Problem description
Every record must be repeated exactly; omit any pictures they contain.
── Supplied information ──
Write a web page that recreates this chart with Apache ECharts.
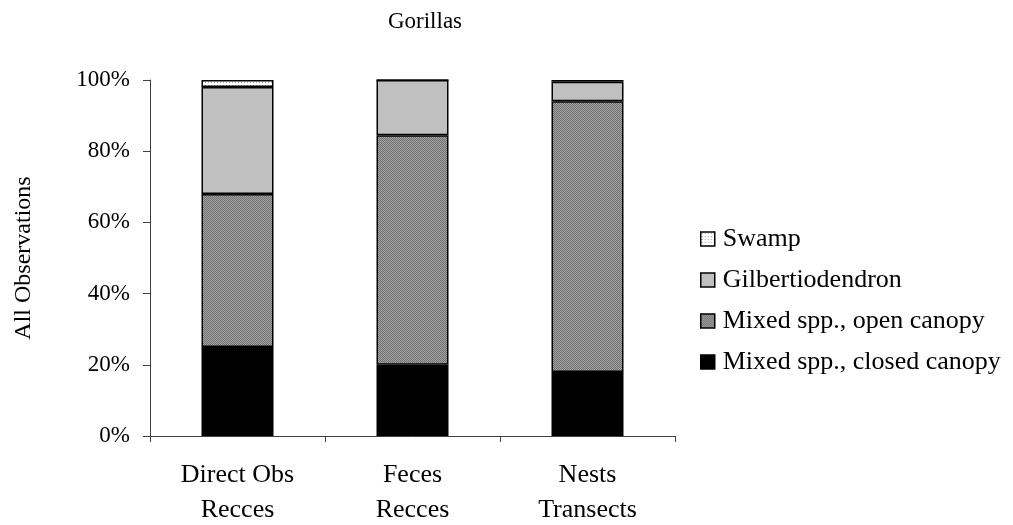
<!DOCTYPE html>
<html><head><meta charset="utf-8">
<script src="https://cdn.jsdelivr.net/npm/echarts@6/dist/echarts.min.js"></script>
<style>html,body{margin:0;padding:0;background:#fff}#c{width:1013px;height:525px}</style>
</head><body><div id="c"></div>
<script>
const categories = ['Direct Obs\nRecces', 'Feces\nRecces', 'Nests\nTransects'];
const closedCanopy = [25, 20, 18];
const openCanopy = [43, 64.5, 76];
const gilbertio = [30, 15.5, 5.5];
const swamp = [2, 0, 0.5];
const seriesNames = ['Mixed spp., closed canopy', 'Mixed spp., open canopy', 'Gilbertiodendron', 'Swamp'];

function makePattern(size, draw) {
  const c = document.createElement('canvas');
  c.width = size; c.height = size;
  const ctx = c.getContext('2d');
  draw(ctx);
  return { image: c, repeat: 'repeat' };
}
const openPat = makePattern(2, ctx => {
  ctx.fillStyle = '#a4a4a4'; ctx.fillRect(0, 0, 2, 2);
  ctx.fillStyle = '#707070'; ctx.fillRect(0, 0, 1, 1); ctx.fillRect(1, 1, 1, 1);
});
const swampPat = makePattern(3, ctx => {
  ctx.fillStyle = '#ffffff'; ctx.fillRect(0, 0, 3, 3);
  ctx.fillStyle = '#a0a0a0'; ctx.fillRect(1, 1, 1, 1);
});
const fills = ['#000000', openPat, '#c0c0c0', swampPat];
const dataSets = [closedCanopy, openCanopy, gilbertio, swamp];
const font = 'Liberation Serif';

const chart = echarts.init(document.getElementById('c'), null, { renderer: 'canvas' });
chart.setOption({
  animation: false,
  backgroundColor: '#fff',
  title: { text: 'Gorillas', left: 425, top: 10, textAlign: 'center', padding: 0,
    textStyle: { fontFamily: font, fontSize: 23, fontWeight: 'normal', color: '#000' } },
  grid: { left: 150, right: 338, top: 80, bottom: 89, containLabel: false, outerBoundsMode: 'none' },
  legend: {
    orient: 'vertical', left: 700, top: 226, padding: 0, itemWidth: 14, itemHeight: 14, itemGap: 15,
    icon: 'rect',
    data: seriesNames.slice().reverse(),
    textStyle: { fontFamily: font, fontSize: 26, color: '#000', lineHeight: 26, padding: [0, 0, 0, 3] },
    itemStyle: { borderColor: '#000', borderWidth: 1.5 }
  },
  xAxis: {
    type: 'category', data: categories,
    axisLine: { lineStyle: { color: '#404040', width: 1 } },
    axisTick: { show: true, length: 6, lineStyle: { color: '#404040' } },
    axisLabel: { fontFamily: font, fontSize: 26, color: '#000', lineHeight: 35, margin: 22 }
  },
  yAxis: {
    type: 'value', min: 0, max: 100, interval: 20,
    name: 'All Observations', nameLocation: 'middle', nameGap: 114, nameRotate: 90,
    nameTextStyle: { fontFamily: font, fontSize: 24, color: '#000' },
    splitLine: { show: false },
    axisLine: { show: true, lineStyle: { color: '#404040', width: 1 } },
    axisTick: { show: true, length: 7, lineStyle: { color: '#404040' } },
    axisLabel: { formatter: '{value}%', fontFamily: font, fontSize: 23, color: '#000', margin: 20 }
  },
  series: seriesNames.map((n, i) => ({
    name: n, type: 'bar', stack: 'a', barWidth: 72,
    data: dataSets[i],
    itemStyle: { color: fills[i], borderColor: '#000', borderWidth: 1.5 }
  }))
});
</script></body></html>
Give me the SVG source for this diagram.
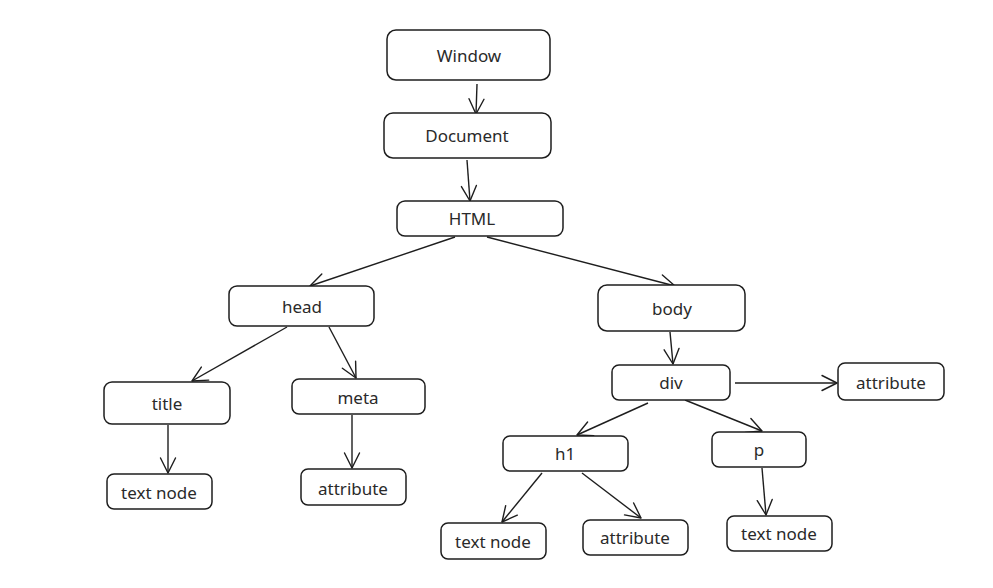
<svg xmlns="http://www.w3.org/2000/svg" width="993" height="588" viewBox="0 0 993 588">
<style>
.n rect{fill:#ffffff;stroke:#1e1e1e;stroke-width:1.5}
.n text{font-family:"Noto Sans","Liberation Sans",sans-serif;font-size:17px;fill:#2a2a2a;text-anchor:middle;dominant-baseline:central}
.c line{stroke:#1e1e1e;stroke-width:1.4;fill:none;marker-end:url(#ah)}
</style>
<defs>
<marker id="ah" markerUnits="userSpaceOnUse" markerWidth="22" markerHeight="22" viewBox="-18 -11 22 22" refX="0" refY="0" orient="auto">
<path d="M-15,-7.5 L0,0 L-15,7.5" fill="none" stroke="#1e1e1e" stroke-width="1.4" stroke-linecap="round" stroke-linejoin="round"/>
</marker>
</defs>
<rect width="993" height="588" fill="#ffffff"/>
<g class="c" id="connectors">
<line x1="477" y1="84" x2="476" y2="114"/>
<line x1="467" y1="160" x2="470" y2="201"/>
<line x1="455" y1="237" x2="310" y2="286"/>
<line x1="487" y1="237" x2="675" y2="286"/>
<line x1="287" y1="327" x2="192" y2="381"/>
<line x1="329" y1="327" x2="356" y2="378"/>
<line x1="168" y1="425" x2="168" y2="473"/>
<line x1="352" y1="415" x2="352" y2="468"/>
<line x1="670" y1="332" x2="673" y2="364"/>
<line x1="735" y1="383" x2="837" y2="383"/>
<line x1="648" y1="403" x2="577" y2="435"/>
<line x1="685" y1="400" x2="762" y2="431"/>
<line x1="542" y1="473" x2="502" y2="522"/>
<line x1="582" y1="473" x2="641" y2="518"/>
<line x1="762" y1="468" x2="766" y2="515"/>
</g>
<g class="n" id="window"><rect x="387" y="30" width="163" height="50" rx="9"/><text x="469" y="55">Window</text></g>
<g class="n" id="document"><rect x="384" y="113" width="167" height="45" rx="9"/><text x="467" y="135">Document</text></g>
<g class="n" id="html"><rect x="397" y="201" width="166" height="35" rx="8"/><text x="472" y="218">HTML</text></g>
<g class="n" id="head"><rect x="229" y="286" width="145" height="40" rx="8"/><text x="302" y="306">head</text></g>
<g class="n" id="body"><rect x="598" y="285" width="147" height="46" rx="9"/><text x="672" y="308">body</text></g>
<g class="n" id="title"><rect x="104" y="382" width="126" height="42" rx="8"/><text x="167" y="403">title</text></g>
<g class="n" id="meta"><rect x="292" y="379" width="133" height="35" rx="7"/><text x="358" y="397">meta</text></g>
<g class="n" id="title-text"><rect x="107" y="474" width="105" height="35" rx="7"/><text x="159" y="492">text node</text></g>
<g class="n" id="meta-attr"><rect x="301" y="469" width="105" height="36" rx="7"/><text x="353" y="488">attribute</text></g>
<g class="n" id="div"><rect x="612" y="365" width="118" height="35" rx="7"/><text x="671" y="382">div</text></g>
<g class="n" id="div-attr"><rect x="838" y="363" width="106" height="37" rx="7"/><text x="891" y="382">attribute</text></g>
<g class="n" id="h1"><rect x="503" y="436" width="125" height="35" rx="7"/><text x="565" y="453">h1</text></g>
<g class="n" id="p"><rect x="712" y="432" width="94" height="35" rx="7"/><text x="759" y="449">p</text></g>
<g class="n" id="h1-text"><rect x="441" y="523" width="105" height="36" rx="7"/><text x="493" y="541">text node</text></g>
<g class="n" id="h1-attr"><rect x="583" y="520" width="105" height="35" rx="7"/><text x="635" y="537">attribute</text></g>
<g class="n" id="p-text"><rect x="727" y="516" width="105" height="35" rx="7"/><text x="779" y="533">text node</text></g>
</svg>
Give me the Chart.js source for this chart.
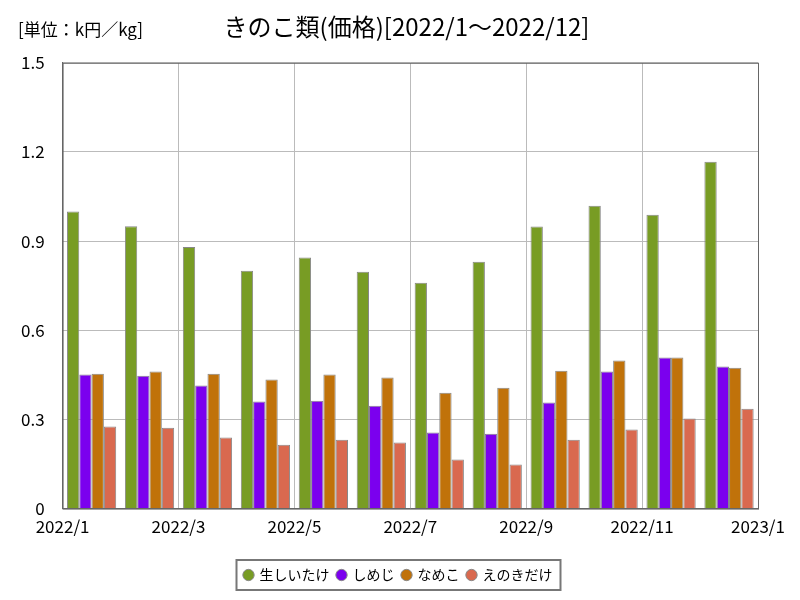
───
Exercise output
Write a web page that recreates this chart with Apache ECharts.
<!DOCTYPE html>
<html><head><meta charset="utf-8">
<script src="https://cdn.jsdelivr.net/npm/echarts@6/dist/echarts.min.js"></script>
<style>html,body{margin:0;padding:0;background:#fff}#c{width:1013px;height:525px}</style>
</head><body><div id="c"></div>
<script>
const categories = ['Direct Obs\nRecces', 'Feces\nRecces', 'Nests\nTransects'];
const closedCanopy = [25, 20, 18];
const openCanopy = [43, 64.5, 76];
const gilbertio = [30, 15.5, 5.5];
const swamp = [2, 0, 0.5];
const seriesNames = ['Mixed spp., closed canopy', 'Mixed spp., open canopy', 'Gilbertiodendron', 'Swamp'];

function makePattern(size, draw) {
  const c = document.createElement('canvas');
  c.width = size; c.height = size;
  const ctx = c.getContext('2d');
  draw(ctx);
  return { image: c, repeat: 'repeat' };
}
const openPat = makePattern(2, ctx => {
  ctx.fillStyle = '#a4a4a4'; ctx.fillRect(0, 0, 2, 2);
  ctx.fillStyle = '#707070'; ctx.fillRect(0, 0, 1, 1); ctx.fillRect(1, 1, 1, 1);
});
const swampPat = makePattern(3, ctx => {
  ctx.fillStyle = '#ffffff'; ctx.fillRect(0, 0, 3, 3);
  ctx.fillStyle = '#a0a0a0'; ctx.fillRect(1, 1, 1, 1);
});
const fills = ['#000000', openPat, '#c0c0c0', swampPat];
const dataSets = [closedCanopy, openCanopy, gilbertio, swamp];
const font = 'Liberation Serif';

const chart = echarts.init(document.getElementById('c'), null, { renderer: 'canvas' });
chart.setOption({
  animation: false,
  backgroundColor: '#fff',
  title: { text: 'Gorillas', left: 425, top: 10, textAlign: 'center', padding: 0,
    textStyle: { fontFamily: font, fontSize: 23, fontWeight: 'normal', color: '#000' } },
  grid: { left: 150, right: 338, top: 80, bottom: 89, containLabel: false, outerBoundsMode: 'none' },
  legend: {
    orient: 'vertical', left: 700, top: 226, padding: 0, itemWidth: 14, itemHeight: 14, itemGap: 15,
    icon: 'rect',
    data: seriesNames.slice().reverse(),
    textStyle: { fontFamily: font, fontSize: 26, color: '#000', lineHeight: 26, padding: [0, 0, 0, 3] },
    itemStyle: { borderColor: '#000', borderWidth: 1.5 }
  },
  xAxis: {
    type: 'category', data: categories,
    axisLine: { lineStyle: { color: '#404040', width: 1 } },
    axisTick: { show: true, length: 6, lineStyle: { color: '#404040' } },
    axisLabel: { fontFamily: font, fontSize: 26, color: '#000', lineHeight: 35, margin: 22 }
  },
  yAxis: {
    type: 'value', min: 0, max: 100, interval: 20,
    name: 'All Observations', nameLocation: 'middle', nameGap: 114, nameRotate: 90,
    nameTextStyle: { fontFamily: font, fontSize: 24, color: '#000' },
    splitLine: { show: false },
    axisLine: { show: true, lineStyle: { color: '#404040', width: 1 } },
    axisTick: { show: true, length: 7, lineStyle: { color: '#404040' } },
    axisLabel: { formatter: '{value}%', fontFamily: font, fontSize: 23, color: '#000', margin: 20 }
  },
  series: seriesNames.map((n, i) => ({
    name: n, type: 'bar', stack: 'a', barWidth: 72,
    data: dataSets[i],
    itemStyle: { color: fills[i], borderColor: '#000', borderWidth: 1.5 }
  }))
});
</script></body></html>
Give me the SVG source for this diagram.
<svg xmlns="http://www.w3.org/2000/svg" width="993" height="588" viewBox="0 0 993 588">
<style>
.n rect{fill:#ffffff;stroke:#1e1e1e;stroke-width:1.5}
.n text{font-family:"Noto Sans","Liberation Sans",sans-serif;font-size:17px;fill:#2a2a2a;text-anchor:middle;dominant-baseline:central}
.c line{stroke:#1e1e1e;stroke-width:1.4;fill:none;marker-end:url(#ah)}
</style>
<defs>
<marker id="ah" markerUnits="userSpaceOnUse" markerWidth="22" markerHeight="22" viewBox="-18 -11 22 22" refX="0" refY="0" orient="auto">
<path d="M-15,-7.5 L0,0 L-15,7.5" fill="none" stroke="#1e1e1e" stroke-width="1.4" stroke-linecap="round" stroke-linejoin="round"/>
</marker>
</defs>
<rect width="993" height="588" fill="#ffffff"/>
<g class="c" id="connectors">
<line x1="477" y1="84" x2="476" y2="114"/>
<line x1="467" y1="160" x2="470" y2="201"/>
<line x1="455" y1="237" x2="310" y2="286"/>
<line x1="487" y1="237" x2="675" y2="286"/>
<line x1="287" y1="327" x2="192" y2="381"/>
<line x1="329" y1="327" x2="356" y2="378"/>
<line x1="168" y1="425" x2="168" y2="473"/>
<line x1="352" y1="415" x2="352" y2="468"/>
<line x1="670" y1="332" x2="673" y2="364"/>
<line x1="735" y1="383" x2="837" y2="383"/>
<line x1="648" y1="403" x2="577" y2="435"/>
<line x1="685" y1="400" x2="762" y2="431"/>
<line x1="542" y1="473" x2="502" y2="522"/>
<line x1="582" y1="473" x2="641" y2="518"/>
<line x1="762" y1="468" x2="766" y2="515"/>
</g>
<g class="n" id="window"><rect x="387" y="30" width="163" height="50" rx="9"/><text x="469" y="55">Window</text></g>
<g class="n" id="document"><rect x="384" y="113" width="167" height="45" rx="9"/><text x="467" y="135">Document</text></g>
<g class="n" id="html"><rect x="397" y="201" width="166" height="35" rx="8"/><text x="472" y="218">HTML</text></g>
<g class="n" id="head"><rect x="229" y="286" width="145" height="40" rx="8"/><text x="302" y="306">head</text></g>
<g class="n" id="body"><rect x="598" y="285" width="147" height="46" rx="9"/><text x="672" y="308">body</text></g>
<g class="n" id="title"><rect x="104" y="382" width="126" height="42" rx="8"/><text x="167" y="403">title</text></g>
<g class="n" id="meta"><rect x="292" y="379" width="133" height="35" rx="7"/><text x="358" y="397">meta</text></g>
<g class="n" id="title-text"><rect x="107" y="474" width="105" height="35" rx="7"/><text x="159" y="492">text node</text></g>
<g class="n" id="meta-attr"><rect x="301" y="469" width="105" height="36" rx="7"/><text x="353" y="488">attribute</text></g>
<g class="n" id="div"><rect x="612" y="365" width="118" height="35" rx="7"/><text x="671" y="382">div</text></g>
<g class="n" id="div-attr"><rect x="838" y="363" width="106" height="37" rx="7"/><text x="891" y="382">attribute</text></g>
<g class="n" id="h1"><rect x="503" y="436" width="125" height="35" rx="7"/><text x="565" y="453">h1</text></g>
<g class="n" id="p"><rect x="712" y="432" width="94" height="35" rx="7"/><text x="759" y="449">p</text></g>
<g class="n" id="h1-text"><rect x="441" y="523" width="105" height="36" rx="7"/><text x="493" y="541">text node</text></g>
<g class="n" id="h1-attr"><rect x="583" y="520" width="105" height="35" rx="7"/><text x="635" y="537">attribute</text></g>
<g class="n" id="p-text"><rect x="727" y="516" width="105" height="35" rx="7"/><text x="779" y="533">text node</text></g>
</svg>
Give me the Chart.js source for this chart.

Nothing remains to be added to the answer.